Rare are the names that make the hairs stand up on the back of my neck like J P R Williams, Phil Bennett and Gareth Edwards. For me and I imagine many other English people the equation is simple: if England aren’t involved, then yeehah Scotland, Wales or one of the Irish teams.
So why did some Scots, and Welsh, and Irish, cheer South Africa against England in the last rugby World Cup final? Why did sales of Argentina shirts go through the roof in Edinburgh and Glasgow before England’s footballers met the South Americans in the 2002 World Cup? Such behaviour has always riled me. But last Saturday, Messrs Moore, Inverdale, Guscott and Healey provided a measure of vindication.
‘Slumdog’ hits rivals for six as Stanford leaves game stumped
While the great game of cricket continues to rue its association with a scumbag billionaire, it has at least been positively invoked, ahead of tomorrow’s Academy Awards, by Slumdog Millionaire star Anil Kapoor. Asked whether he realised during filming that the movie would be a hit, he compared the feeling he had with playing cricket on one of those days when every ball seems to find the middle of the bat. “[The film] is either a four or a six, that’s what I told my wife,” he said. “But I think the ball has gone out of the stadium.
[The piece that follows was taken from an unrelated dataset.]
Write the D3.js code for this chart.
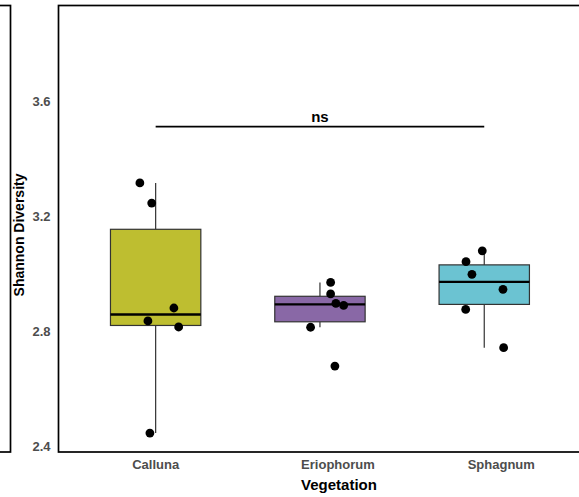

I can’t find the ball.”
Or to quote Richie Benaud, who went and announced his retirement on Wednesday just when it looked, the Stanford imbroglio intensifying with every news bulletin, as though the week couldn’t get much worse for international cricket, “It’s gone into the confectionery stall and out again.”
Time for Tiger to roar again
Some heart-warming photographs were published this week of an all-American family – that’s all-American in so far as it is half-Swedish and a quarter Thai. The family to which I refer, of course, is that of Tiger Woods, cheerfully posing with his wife Elin, daughter Sam and newborn son Charlie. It’s always nice to see that dazzling Tiger smile, but next week in the WGC Match Play Championship I hope we also see the odd petulant scowl cross those handsome features. Big tournament golf needs Woods back, if only so that we can see how good Padraig Harrington, Anthony Kim, Rory McIlroy and the other pretenders to his throne really are.
Scouting for Moyes keeps boys true blue
As an Evertonian I was delighted to read my colleague James Lawton’s article in praise of David Moyes this week. I would write something similarly effusive except that accusations of bias would rain down on me, like the deranged rant I received recently from a Manchester City fan (anonymous, as all such batty letters are).
Still, the irreproachably non-partisan Lawton can always be relied upon to hit the nail squarely on the head, and my friends on Merseyside confirm that the arrival of so many talented local youngsters in and on the fringes of the Everton first-team squad – as represented by the hugely gifted 17-year-old Jack Rodwell, newly contracted to the club until 2014 – is much to do with the astuteness of the manager, who has overseen the development of a formidable scouting system in the area. Liverpool scouts, by all accounts, are all but invisible by comparison.
So maybe, just maybe, the next few years will yield some payback for the intolerable state of affairs (and excellent Liverpool youth policy, now much diminished) that made Anfield heroes of devoted boyhood Evertonians Ian Rush, Robbie Fowler, Steve McManaman, Michael Owen and Jamie Carragher.